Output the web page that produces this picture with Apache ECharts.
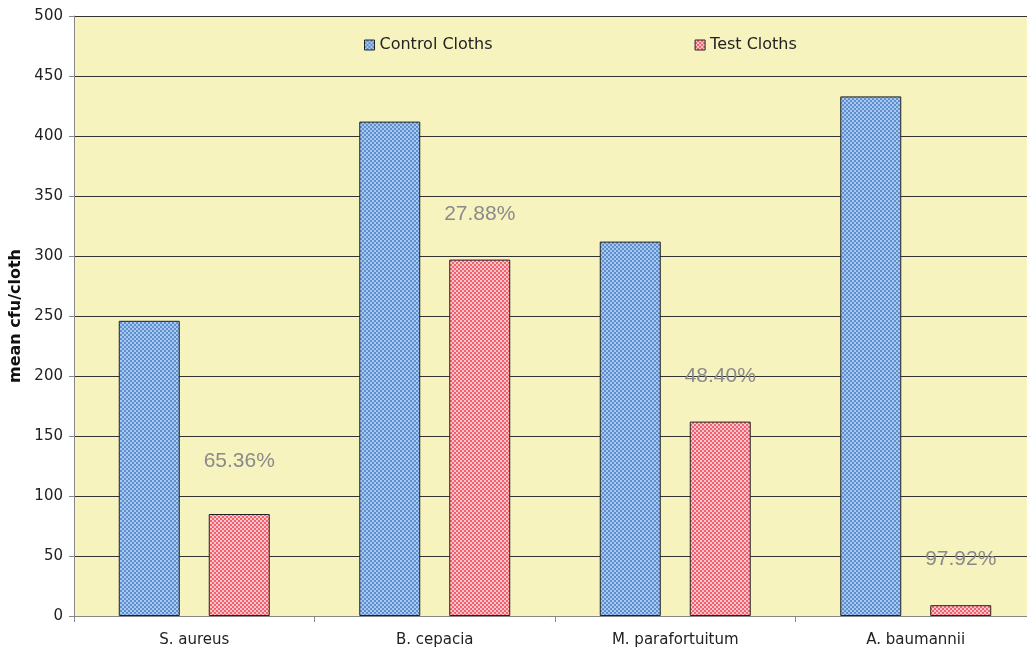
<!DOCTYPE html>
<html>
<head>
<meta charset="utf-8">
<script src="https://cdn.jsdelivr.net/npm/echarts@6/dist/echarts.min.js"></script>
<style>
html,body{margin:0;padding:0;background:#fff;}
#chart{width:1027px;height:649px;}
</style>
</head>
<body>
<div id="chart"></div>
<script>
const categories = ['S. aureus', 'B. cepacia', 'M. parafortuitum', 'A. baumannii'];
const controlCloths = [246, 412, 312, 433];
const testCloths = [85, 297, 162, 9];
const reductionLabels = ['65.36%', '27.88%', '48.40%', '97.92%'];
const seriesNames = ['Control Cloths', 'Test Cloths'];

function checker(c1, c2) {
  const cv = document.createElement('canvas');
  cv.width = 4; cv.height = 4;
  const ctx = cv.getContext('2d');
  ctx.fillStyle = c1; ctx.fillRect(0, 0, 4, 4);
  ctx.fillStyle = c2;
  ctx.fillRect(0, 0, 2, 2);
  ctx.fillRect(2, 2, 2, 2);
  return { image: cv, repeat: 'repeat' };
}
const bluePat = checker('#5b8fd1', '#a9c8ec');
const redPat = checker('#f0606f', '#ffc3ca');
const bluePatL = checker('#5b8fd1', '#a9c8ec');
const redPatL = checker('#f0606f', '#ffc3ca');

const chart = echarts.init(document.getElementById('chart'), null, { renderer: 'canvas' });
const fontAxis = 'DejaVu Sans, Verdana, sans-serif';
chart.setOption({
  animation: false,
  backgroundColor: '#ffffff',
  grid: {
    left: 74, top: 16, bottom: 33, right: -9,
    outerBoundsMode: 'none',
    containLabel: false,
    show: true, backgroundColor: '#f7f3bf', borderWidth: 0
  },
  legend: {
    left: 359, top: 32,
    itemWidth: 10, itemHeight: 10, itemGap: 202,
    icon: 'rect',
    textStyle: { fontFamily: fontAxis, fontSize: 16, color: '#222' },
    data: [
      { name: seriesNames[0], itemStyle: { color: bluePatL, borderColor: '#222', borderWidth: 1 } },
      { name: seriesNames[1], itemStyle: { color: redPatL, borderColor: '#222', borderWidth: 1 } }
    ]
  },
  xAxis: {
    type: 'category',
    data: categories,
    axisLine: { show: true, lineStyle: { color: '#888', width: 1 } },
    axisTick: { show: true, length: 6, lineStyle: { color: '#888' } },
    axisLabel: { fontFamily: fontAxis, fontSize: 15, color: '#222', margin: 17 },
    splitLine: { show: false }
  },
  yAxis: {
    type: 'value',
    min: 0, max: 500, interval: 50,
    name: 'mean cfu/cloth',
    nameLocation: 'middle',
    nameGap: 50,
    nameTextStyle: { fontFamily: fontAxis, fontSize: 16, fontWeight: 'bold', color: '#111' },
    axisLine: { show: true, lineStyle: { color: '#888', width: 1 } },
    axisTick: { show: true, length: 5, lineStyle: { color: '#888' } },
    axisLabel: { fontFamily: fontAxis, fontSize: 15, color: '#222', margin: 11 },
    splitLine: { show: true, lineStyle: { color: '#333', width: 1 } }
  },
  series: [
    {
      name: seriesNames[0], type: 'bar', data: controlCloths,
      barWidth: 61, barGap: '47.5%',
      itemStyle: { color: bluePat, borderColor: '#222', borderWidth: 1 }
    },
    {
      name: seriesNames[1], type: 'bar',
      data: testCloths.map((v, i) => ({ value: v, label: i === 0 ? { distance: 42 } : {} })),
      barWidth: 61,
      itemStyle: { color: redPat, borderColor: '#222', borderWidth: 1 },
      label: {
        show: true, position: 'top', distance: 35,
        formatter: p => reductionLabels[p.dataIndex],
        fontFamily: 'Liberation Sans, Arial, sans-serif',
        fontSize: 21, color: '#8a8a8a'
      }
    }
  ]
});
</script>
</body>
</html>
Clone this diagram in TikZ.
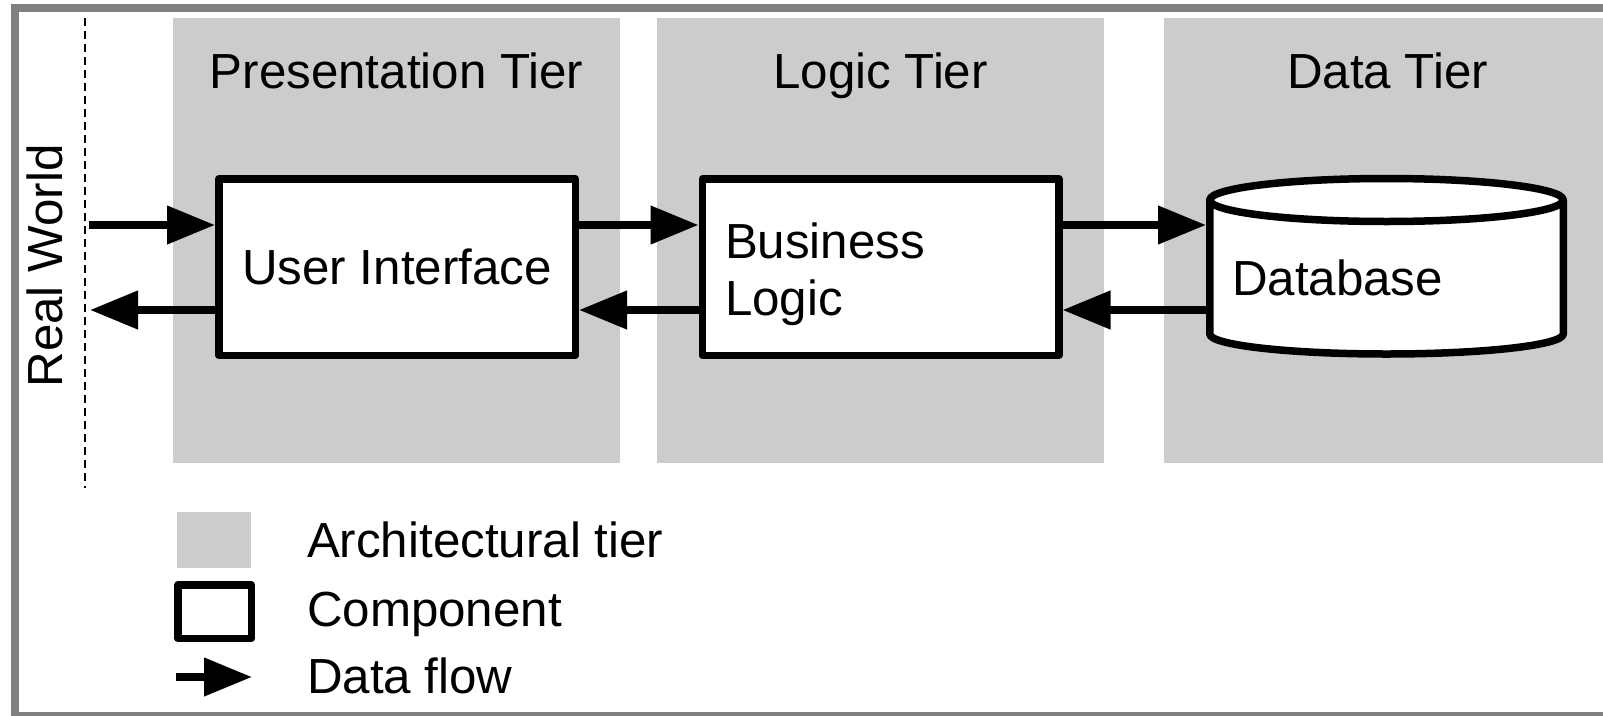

= = = = = = =

→ Your instructions
From the top of the listing above, repeat each line exactly until you reach the line containing "const seriesNames = ['Control", and repeat that one too. Leave the pictures out.

→ Result of this exercise
Output the web page that produces this picture with Apache ECharts.
<!DOCTYPE html>
<html>
<head>
<meta charset="utf-8">
<script src="https://cdn.jsdelivr.net/npm/echarts@6/dist/echarts.min.js"></script>
<style>
html,body{margin:0;padding:0;background:#fff;}
#chart{width:1027px;height:649px;}
</style>
</head>
<body>
<div id="chart"></div>
<script>
const categories = ['S. aureus', 'B. cepacia', 'M. parafortuitum', 'A. baumannii'];
const controlCloths = [246, 412, 312, 433];
const testCloths = [85, 297, 162, 9];
const reductionLabels = ['65.36%', '27.88%', '48.40%', '97.92%'];
const seriesNames = ['Control Cloths', 'Test Cloths'];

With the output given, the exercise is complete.